──────── Data lines
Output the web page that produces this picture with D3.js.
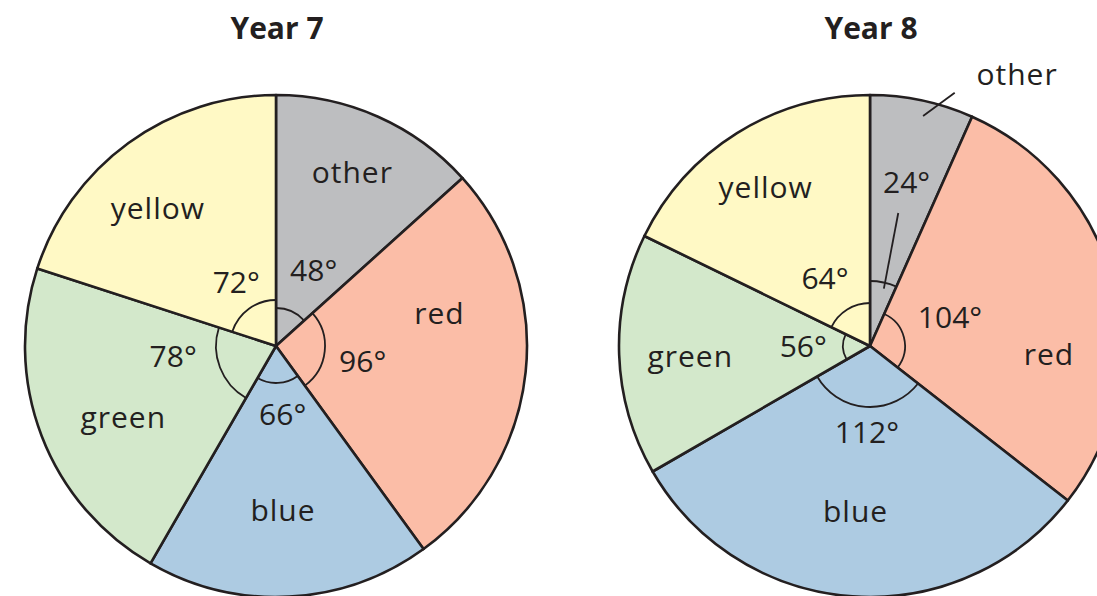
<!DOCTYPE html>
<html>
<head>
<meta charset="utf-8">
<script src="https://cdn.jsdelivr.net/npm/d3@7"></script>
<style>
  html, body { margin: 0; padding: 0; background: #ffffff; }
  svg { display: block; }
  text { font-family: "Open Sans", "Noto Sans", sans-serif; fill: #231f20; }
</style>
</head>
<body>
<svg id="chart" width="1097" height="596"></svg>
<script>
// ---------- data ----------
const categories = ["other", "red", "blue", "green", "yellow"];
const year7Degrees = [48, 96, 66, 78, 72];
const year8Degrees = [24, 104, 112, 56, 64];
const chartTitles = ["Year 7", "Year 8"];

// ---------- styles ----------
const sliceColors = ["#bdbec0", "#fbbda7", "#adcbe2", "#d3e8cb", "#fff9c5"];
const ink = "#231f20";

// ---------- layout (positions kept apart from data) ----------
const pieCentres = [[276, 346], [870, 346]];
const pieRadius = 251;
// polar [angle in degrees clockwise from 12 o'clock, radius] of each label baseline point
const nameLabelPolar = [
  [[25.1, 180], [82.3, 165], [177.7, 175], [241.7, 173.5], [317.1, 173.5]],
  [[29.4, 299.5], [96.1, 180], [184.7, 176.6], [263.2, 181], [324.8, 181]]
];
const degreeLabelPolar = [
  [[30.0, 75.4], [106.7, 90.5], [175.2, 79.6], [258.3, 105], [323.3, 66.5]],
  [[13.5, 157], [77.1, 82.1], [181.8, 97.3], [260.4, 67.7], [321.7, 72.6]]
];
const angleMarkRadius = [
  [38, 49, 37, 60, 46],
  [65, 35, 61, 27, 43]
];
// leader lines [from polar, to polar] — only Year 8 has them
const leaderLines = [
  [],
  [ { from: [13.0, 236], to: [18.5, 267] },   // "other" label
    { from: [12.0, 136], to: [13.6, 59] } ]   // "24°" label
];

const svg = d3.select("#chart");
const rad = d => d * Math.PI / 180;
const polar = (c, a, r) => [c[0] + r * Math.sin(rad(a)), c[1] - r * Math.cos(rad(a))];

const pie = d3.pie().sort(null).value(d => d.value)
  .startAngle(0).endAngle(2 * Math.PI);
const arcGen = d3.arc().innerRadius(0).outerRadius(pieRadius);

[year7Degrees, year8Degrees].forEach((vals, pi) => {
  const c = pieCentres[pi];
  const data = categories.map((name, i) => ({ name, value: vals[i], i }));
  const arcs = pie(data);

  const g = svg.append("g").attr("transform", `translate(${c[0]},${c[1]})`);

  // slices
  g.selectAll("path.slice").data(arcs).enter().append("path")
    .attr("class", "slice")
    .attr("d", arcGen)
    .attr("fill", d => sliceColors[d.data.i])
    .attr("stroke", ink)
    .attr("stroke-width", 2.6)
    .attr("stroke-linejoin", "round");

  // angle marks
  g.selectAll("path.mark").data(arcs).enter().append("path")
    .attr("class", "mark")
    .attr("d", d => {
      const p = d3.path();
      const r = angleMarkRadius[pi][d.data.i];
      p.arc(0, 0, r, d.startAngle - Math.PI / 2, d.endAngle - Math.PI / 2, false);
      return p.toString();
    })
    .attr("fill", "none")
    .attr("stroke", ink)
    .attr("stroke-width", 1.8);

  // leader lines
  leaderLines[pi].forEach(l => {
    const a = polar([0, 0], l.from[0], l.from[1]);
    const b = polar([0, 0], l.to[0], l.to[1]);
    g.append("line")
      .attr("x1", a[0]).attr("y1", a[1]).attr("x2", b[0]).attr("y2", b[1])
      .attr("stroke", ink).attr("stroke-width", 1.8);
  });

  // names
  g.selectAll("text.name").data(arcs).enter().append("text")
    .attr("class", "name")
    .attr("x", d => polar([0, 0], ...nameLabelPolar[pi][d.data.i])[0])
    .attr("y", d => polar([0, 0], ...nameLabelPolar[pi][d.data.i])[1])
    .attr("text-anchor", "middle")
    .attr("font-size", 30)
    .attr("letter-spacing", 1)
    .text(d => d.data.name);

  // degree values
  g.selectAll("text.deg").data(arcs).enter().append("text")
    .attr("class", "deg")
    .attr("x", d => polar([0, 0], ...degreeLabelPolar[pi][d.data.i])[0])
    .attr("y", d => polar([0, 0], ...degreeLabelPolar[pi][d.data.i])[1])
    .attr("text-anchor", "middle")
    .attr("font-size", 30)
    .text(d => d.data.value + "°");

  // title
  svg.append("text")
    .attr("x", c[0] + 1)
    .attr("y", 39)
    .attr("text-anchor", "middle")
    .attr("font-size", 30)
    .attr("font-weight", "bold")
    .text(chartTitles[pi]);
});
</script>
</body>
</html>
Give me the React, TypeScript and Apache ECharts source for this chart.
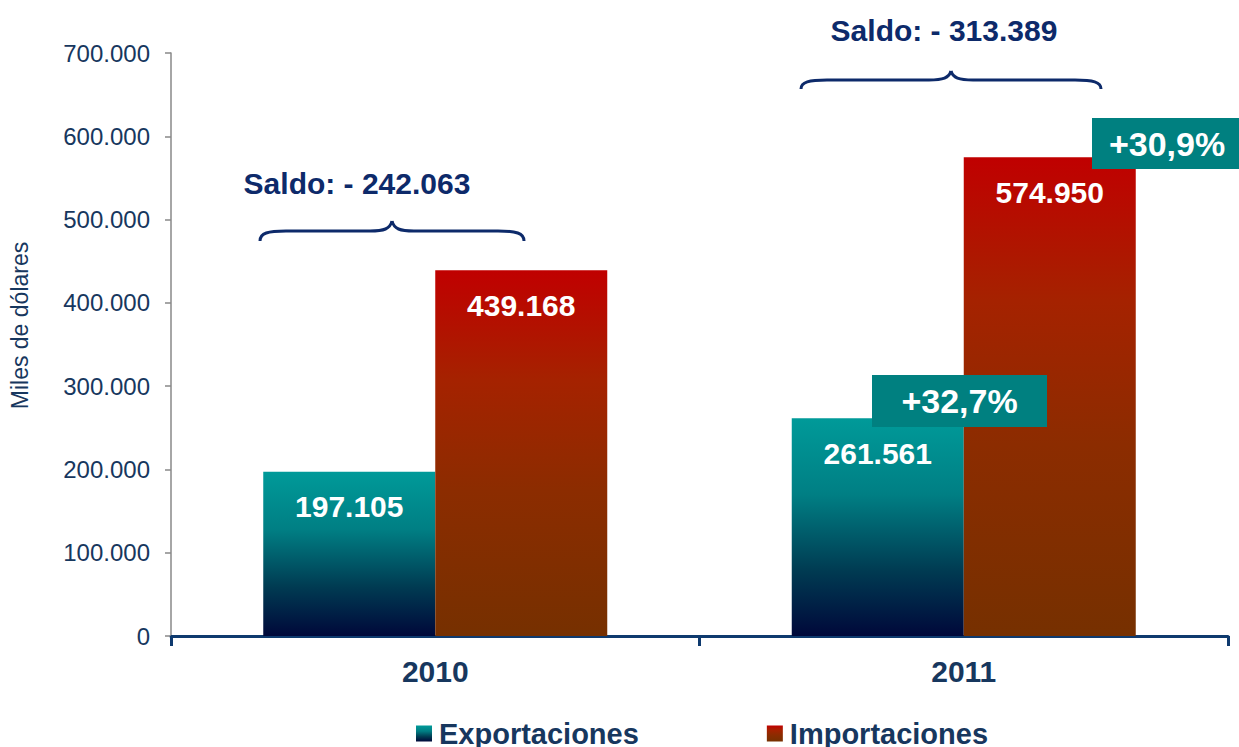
────────────────
Print the full listing exactly, dropping the pictures.

## Written answer
Output the web page that produces this picture with D3.js.
<!DOCTYPE html>
<html>
<head>
<meta charset="utf-8">
<script src="https://cdn.jsdelivr.net/npm/d3@7"></script>
<style>
  html, body { margin: 0; padding: 0; background: #ffffff; }
  svg { display: block; }
  text { font-family: "Open Sans", "Noto Sans", sans-serif; fill: #231f20; }
</style>
</head>
<body>
<svg id="chart" width="1097" height="596"></svg>
<script>
// ---------- data ----------
const categories = ["other", "red", "blue", "green", "yellow"];
const year7Degrees = [48, 96, 66, 78, 72];
const year8Degrees = [24, 104, 112, 56, 64];
const chartTitles = ["Year 7", "Year 8"];

// ---------- styles ----------
const sliceColors = ["#bdbec0", "#fbbda7", "#adcbe2", "#d3e8cb", "#fff9c5"];
const ink = "#231f20";

// ---------- layout (positions kept apart from data) ----------
const pieCentres = [[276, 346], [870, 346]];
const pieRadius = 251;
// polar [angle in degrees clockwise from 12 o'clock, radius] of each label baseline point
const nameLabelPolar = [
  [[25.1, 180], [82.3, 165], [177.7, 175], [241.7, 173.5], [317.1, 173.5]],
  [[29.4, 299.5], [96.1, 180], [184.7, 176.6], [263.2, 181], [324.8, 181]]
];
const degreeLabelPolar = [
  [[30.0, 75.4], [106.7, 90.5], [175.2, 79.6], [258.3, 105], [323.3, 66.5]],
  [[13.5, 157], [77.1, 82.1], [181.8, 97.3], [260.4, 67.7], [321.7, 72.6]]
];
const angleMarkRadius = [
  [38, 49, 37, 60, 46],
  [65, 35, 61, 27, 43]
];
// leader lines [from polar, to polar] — only Year 8 has them
const leaderLines = [
  [],
  [ { from: [13.0, 236], to: [18.5, 267] },   // "other" label
    { from: [12.0, 136], to: [13.6, 59] } ]   // "24°" label
];

const svg = d3.select("#chart");
const rad = d => d * Math.PI / 180;
const polar = (c, a, r) => [c[0] + r * Math.sin(rad(a)), c[1] - r * Math.cos(rad(a))];

const pie = d3.pie().sort(null).value(d => d.value)
  .startAngle(0).endAngle(2 * Math.PI);
const arcGen = d3.arc().innerRadius(0).outerRadius(pieRadius);

[year7Degrees, year8Degrees].forEach((vals, pi) => {
  const c = pieCentres[pi];
  const data = categories.map((name, i) => ({ name, value: vals[i], i }));
  const arcs = pie(data);

  const g = svg.append("g").attr("transform", `translate(${c[0]},${c[1]})`);

  // slices
  g.selectAll("path.slice").data(arcs).enter().append("path")
    .attr("class", "slice")
    .attr("d", arcGen)
    .attr("fill", d => sliceColors[d.data.i])
    .attr("stroke", ink)
    .attr("stroke-width", 2.6)
    .attr("stroke-linejoin", "round");

  // angle marks
  g.selectAll("path.mark").data(arcs).enter().append("path")
    .attr("class", "mark")
    .attr("d", d => {
      const p = d3.path();
      const r = angleMarkRadius[pi][d.data.i];
      p.arc(0, 0, r, d.startAngle - Math.PI / 2, d.endAngle - Math.PI / 2, false);
      return p.toString();
    })
    .attr("fill", "none")
    .attr("stroke", ink)
    .attr("stroke-width", 1.8);

  // leader lines
  leaderLines[pi].forEach(l => {
    const a = polar([0, 0], l.from[0], l.from[1]);
    const b = polar([0, 0], l.to[0], l.to[1]);
    g.append("line")
      .attr("x1", a[0]).attr("y1", a[1]).attr("x2", b[0]).attr("y2", b[1])
      .attr("stroke", ink).attr("stroke-width", 1.8);
  });

  // names
  g.selectAll("text.name").data(arcs).enter().append("text")
    .attr("class", "name")
    .attr("x", d => polar([0, 0], ...nameLabelPolar[pi][d.data.i])[0])
    .attr("y", d => polar([0, 0], ...nameLabelPolar[pi][d.data.i])[1])
    .attr("text-anchor", "middle")
    .attr("font-size", 30)
    .attr("letter-spacing", 1)
    .text(d => d.data.name);

  // degree values
  g.selectAll("text.deg").data(arcs).enter().append("text")
    .attr("class", "deg")
    .attr("x", d => polar([0, 0], ...degreeLabelPolar[pi][d.data.i])[0])
    .attr("y", d => polar([0, 0], ...degreeLabelPolar[pi][d.data.i])[1])
    .attr("text-anchor", "middle")
    .attr("font-size", 30)
    .text(d => d.data.value + "°");

  // title
  svg.append("text")
    .attr("x", c[0] + 1)
    .attr("y", 39)
    .attr("text-anchor", "middle")
    .attr("font-size", 30)
    .attr("font-weight", "bold")
    .text(chartTitles[pi]);
});
</script>
</body>
</html>
Give me the React, TypeScript and Apache ECharts source for this chart.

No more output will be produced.